Les violences anti-« Charlie Hebdo » le mois dernier ont fait éclater au grand jour un clivage sans précédent entre le gouvernement nigérien et l’opposition du pays qui menace d’ébranler un pays à la stabilité déjà précaire.
Les responsables du régime nigérien considèrent officieusement que les leaders de l’opposition étaient à la manœuvre lors des manifestations les 16 et 17 janvier dernier contre les caricatures du journal satirique français « Charlie Hebdo ». Ces manifestations ont fait 10 morts, provoqué l’incendie d’une quarantaine d’églises et de débits de boissons ainsi que des actes de vandalisme contre des bâtiments publics.
C’est pour ce motif que Saoumana Sanda, un responsable de l’opposition a été arrêté le 24 janvier dernier alors qu’il avait été relâché la veille sur un ordre du juge.
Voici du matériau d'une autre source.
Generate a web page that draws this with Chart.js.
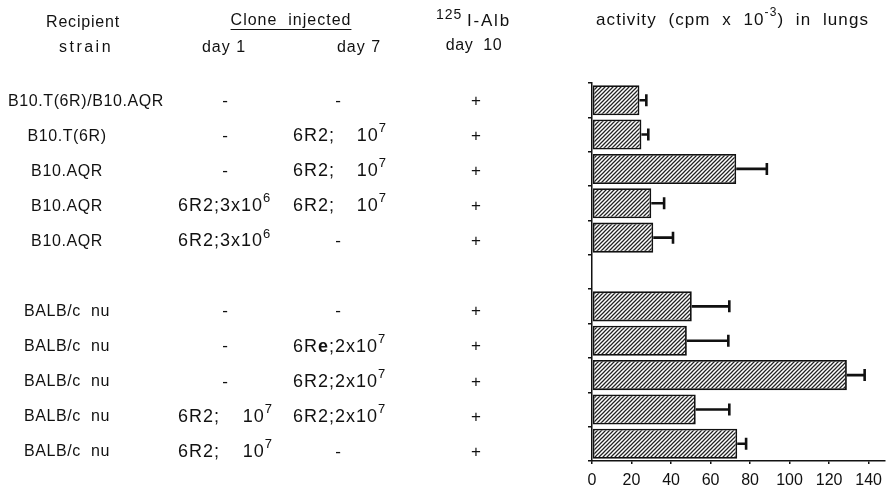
<!DOCTYPE html>
<html><head><meta charset="utf-8">
<script src="https://cdn.jsdelivr.net/npm/chart.js@4.4.0/dist/chart.umd.min.js"></script>
<style>html,body{margin:0;padding:0;background:#fff;overflow:hidden;} #wrap{width:891px;height:488px;}</style>
</head><body><div id="wrap"><canvas id="c" width="891" height="488"></canvas></div>
<script>
// ---- data ----
const strains = ['B10.T(6R)/B10.AQR','B10.T(6R)','B10.AQR','B10.AQR','B10.AQR','','BALB/c  nu','BALB/c  nu','BALB/c  nu','BALB/c  nu','BALB/c  nu'];
const cloneDay1 = ['-','-','-','6R2;3x10^6','6R2;3x10^6','','-','-','-','6R2;10^7','6R2;10^7'];
const cloneDay7 = ['-','6R2;10^7','6R2;10^7','6R2;10^7','-','','-','6R*e*;2x10^7','6R2;2x10^7','6R2;2x10^7','-'];
const albDay10 = ['+','+','+','+','+','','+','+','+','+','+'];
const activity = [24,25,73,30,31,null,50.5,48,129,52.5,73.5];
const activityErr = [3.5,3.5,15.5,6.5,10,null,19,21,9,17,4.5];
const xTicks = [0,20,40,60,80,100,120,140];

const FAM = '"Liberation Sans", Arial, Helvetica, sans-serif';
const canvas = document.getElementById('c');
const ctx0 = canvas.getContext('2d');

function hatch(){
  const s=4, c=document.createElement('canvas'); c.width=s; c.height=s;
  const g=c.getContext('2d'); g.fillStyle='#fff'; g.fillRect(0,0,s,s);
  g.strokeStyle='#222'; g.lineWidth=1.25; g.lineCap='square';
  g.beginPath();
  g.moveTo(0,s); g.lineTo(s,0);
  g.moveTo(-1,1); g.lineTo(1,-1);
  g.moveTo(s-1,s+1); g.lineTo(s+1,s-1);
  g.stroke();
  return ctx0.createPattern(c,'repeat');
}

function parseRich(str){
  const segs=[]; let sup=false,bold=false,buf='';
  const push=()=>{ if(buf){ segs.push({t:buf,sup,bold}); buf=''; } };
  for(const ch of str){
    if(ch==='^'){ push(); sup=!sup; }
    else if(ch==='*'){ push(); bold=!bold; }
    else buf+=ch;
  }
  push(); return segs;
}
function fontFor(seg,size){ return (seg.bold?'bold ':'')+(seg.sup?Math.round(size*0.72):size)+'px '+FAM; }
function measureRich(ctx,str,size,ls){
  ctx.letterSpacing=(ls||0)+'px';
  let w=0; parseRich(str).forEach(s=>{ ctx.font=fontFor(s,size); w+=ctx.measureText(s.t).width; });
  return w;
}
function drawRich(ctx,str,x,y,align,size,ls){
  const segs=parseRich(str); ctx.letterSpacing=(ls||0)+'px';
  let w=0; segs.forEach(s=>{ ctx.font=fontFor(s,size); s.w=ctx.measureText(s.t).width; w+=s.w; });
  let cx = align==='center' ? x-w/2 : align==='right' ? x-w : x;
  ctx.textAlign='left'; ctx.textBaseline='middle';
  segs.forEach(s=>{ ctx.font=fontFor(s,size); ctx.fillText(s.t,cx,s.sup?y-size*0.42:y); cx+=s.w; });
  return w;
}
function drawClone(ctx,v,left,right,dashX,py){
  if(!v) return;
  if(v==='-'){ drawRich(ctx,v,dashX,py,'center',17,0); return; }
  if(v.indexOf('x')>=0){ drawRich(ctx,v,left,py,'left',18,1.0); return; }
  const k=v.indexOf(';');
  drawRich(ctx,v.slice(0,k+1),left,py,'left',18,1.0);
  drawRich(ctx,v.slice(k+1),right,py,'right',18,1.0);
}

const errPlugin={id:'err',afterDatasetsDraw(chart){
  const ctx=chart.ctx, xs=chart.scales.x, meta=chart.getDatasetMeta(0);
  ctx.save(); ctx.strokeStyle='#111'; ctx.lineWidth=2.6; ctx.lineCap='butt';
  meta.data.forEach((bar,i)=>{
    if(activity[i]==null) return;
    const x0=xs.getPixelForValue(activity[i]), x1=xs.getPixelForValue(activity[i]+activityErr[i]);
    const yc=bar.y;
    ctx.beginPath(); ctx.moveTo(x0,yc); ctx.lineTo(x1,yc);
    ctx.moveTo(x1,yc-6); ctx.lineTo(x1,yc+6); ctx.stroke();
  });
  ctx.restore();
}};

const tablePlugin={id:'table',afterDraw(chart){
  const ctx=chart.ctx, ys=chart.scales.y;
  ctx.save(); ctx.fillStyle='#111';
  // headers
  drawRich(ctx,'Recipient',83,23,'center',16,0.8);
  drawRich(ctx,'strain',86,48,'center',16,2.5);
  const wc=drawRich(ctx,'Clone  injected',291,21,'center',16,1.0);
  ctx.strokeStyle='#111'; ctx.lineWidth=1.2;
  ctx.beginPath(); ctx.moveTo(291-wc/2,29.5); ctx.lineTo(291+wc/2,29.5); ctx.stroke();
  drawRich(ctx,'day 1',224,48,'center',16,1);
  drawRich(ctx,'day 7',359,48,'center',16,1);
  // 125I-Alb
  ctx.letterSpacing='1px'; ctx.font='14px '+FAM; ctx.textAlign='left'; ctx.textBaseline='middle';
  ctx.fillText('125',436,15);
  ctx.letterSpacing='1.8px'; ctx.font='17px '+FAM;
  ctx.fillText('I-Alb',467,21);
  drawRich(ctx,'day  10',474,46,'center',16,0.6);
  drawRich(ctx,'activity  (cpm  x  10^-3^)  in  lungs',596,20,'left',17,1.1);
  // rows
  strains.forEach((s,i)=>{
    if(!s) return;
    const py=ys.getPixelForValue(i)+1+0.72*i;
    const w=measureRich(ctx,s,16,0.6);
    drawRich(ctx,s,Math.max(67,8+w/2),py,'center',16,0.6);
    drawClone(ctx,cloneDay1[i],178,273,225,py);
    drawClone(ctx,cloneDay7[i],293,387,338,py);
    drawRich(ctx,albDay10[i],476,py,'center',17,0);
  });
  ctx.restore();
}};

new Chart(ctx0,{
  type:'bar',
  data:{
    labels:strains.map((s,i)=>String(i)),
    datasets:[{data:activity, backgroundColor:hatch(), borderColor:'#111', borderWidth:1.8,
      borderSkipped:false, barPercentage:0.875, categoryPercentage:1}]
  },
  options:{
    indexAxis:'y', responsive:false, animation:false, devicePixelRatio:1,
    layout:{padding:{left:588,top:83,right:1,bottom:0}},
    plugins:{legend:{display:false},tooltip:{enabled:false}},
    scales:{
      x:{type:'linear',min:0,max:148,
        afterBuildTicks(s){ s.ticks=xTicks.map(v=>({value:v})); },
        afterFit(s){ s.height=27; },
        grid:{drawOnChartArea:false,tickLength:3,color:'#111',lineWidth:1.5},
        border:{color:'#111',width:1.5},
        ticks:{color:'#111',padding:9,font:{family:FAM,size:16,lineHeight:1}}},
      y:{afterFit(s){ s.width=4; },
        grid:{offset:true,drawOnChartArea:false,tickLength:4,color:'#111',lineWidth:1.5},
        border:{color:'#111',width:1.5},
        ticks:{display:false}}
    }
  },
  plugins:[errPlugin,tablePlugin]
});
</script>
</body></html>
Mais cette arrestation, qui serait selon les proches du concerné sa cinquième en moins d’un an, illustre une situation qui s’est fortement dégradée dans le pays. Arrestations et interrogatoires des membres de l’opposition sont devenus courants dans le pays depuis quelques mois. Le pouvoir accuse l’opposition de vouloir le renverser dans la rue tandis que l’opposition dénonce la dictature rampante du régime et la dérive d’un chef d’Etat obnubilé par la prochaine élection présidentielle prévue en 2016.
Si les frictions entre pouvoir et opposition sont communes à plusieurs pays du monde, l’ampleur qu’elles prennent au Niger est inquiétante. Ban Ki Moon, Secrétaire général des Nations Unies a exprimé avec regret cette situation, dans son dernier rapport consacré à l’Afrique de l’Ouest, publié fin décembre. La population nigérienne ne se retrouve plus entre un pouvoir critiqué qui n’arrive pas à répondre aux attentes des citoyens et une opposition divisée tentée par l’utilisation des manifs dans la rue. Beaucoup sont tentés par les discours antisystèmes relayés depuis plusieurs décennies par des organisations salafistes qui peuvent menacer le Niger, en plus des activités djihadistes dans la région.